Friday, May 16, 2008

Categorisation Deviation

If you have been reading my Multiply blog since it started, then the posts below would seem familiar. I wrote these a few years back, probably when I was in Form 4 or Form 3. It was around the same time I started listening to Funeral For A Friend, and it was 'emo' before 'emo' even got big. Now emo is just... Shit. Some of the 'emo' bands I heard back then must've changed ways because they don't sound emo anymore. I think they are embarassed at being given the same tag as My Chemical Romance. I kow I would be.

The thing is, the term 'emo' itself has changed meaning over the years. Emo was actually a sub-genre of hardcore punk. Early emo was also labelled as emotive hardcore (emocore) and melodic hardcore. Emo was an attempt to escape or deviate from straight-edge hardcore, presenting a more melodic alternative to the rawness of metallic hardcore.
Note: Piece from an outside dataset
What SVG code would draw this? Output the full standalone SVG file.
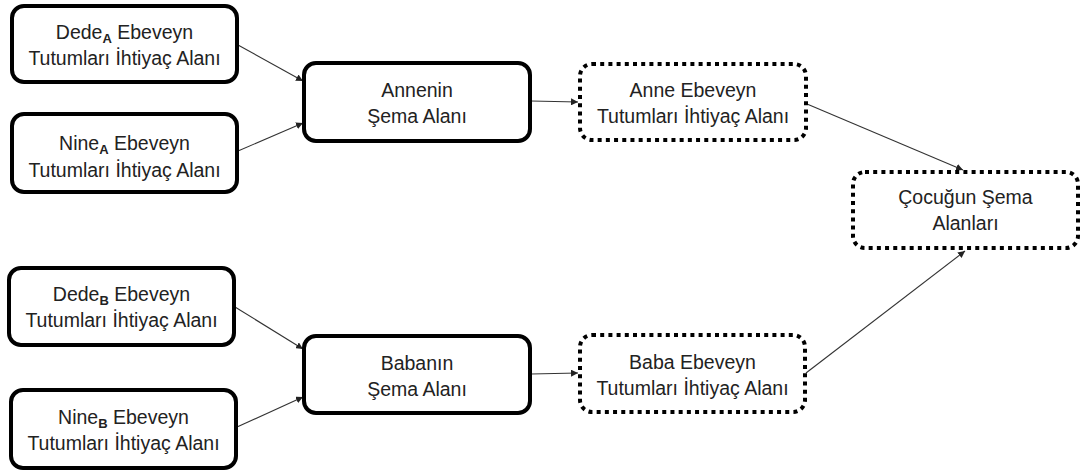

The more famous bands that are actually emo aren't usually considered by the mainstream as emo at all. Consider Dashboard Confessional and Jimmy Eat World. They are both emo, or more accurately, indie emo. Even Weezer is considered emo to an extent. Of course Jimmy Eat World is losing its emo influences now, as the term emo has been abused by the industry to promote new bands to a young audience that craves a new and trendy version of emo.

To define 'emo' music is now very hard as there are really so many variations of emo bands, that sometimes have nothing in common. Lostprophets and My Chemical Romance have little in common. Yet both of them are regularly labelled as emo. Dashboard Confessional and Taking Back Sunday are hardly similar, yet both are considered emo.

Basically the term emo is now nothing more than a term to describe a certain stereotype of a group of people dressed in tight jeans and with fringes onto one side. Depression and self-injury is associated with this stereotype, though self-proclaimed emos claim that this is merely a generalisation. I don't disagree with that.

I'm really not sure why I started talking about emo. At first this was just going to be a friendly entry about the things I've written over the years. Haha. One of my favourite bands, Coheed & Cambria, has ridiculously been given the label 'emo,' which is an insult in itself. If they were to be categorised, the only label even close enough to describe them is Progressive Metal. A lot of bands that have been given the label 'emo' shun such categorisation.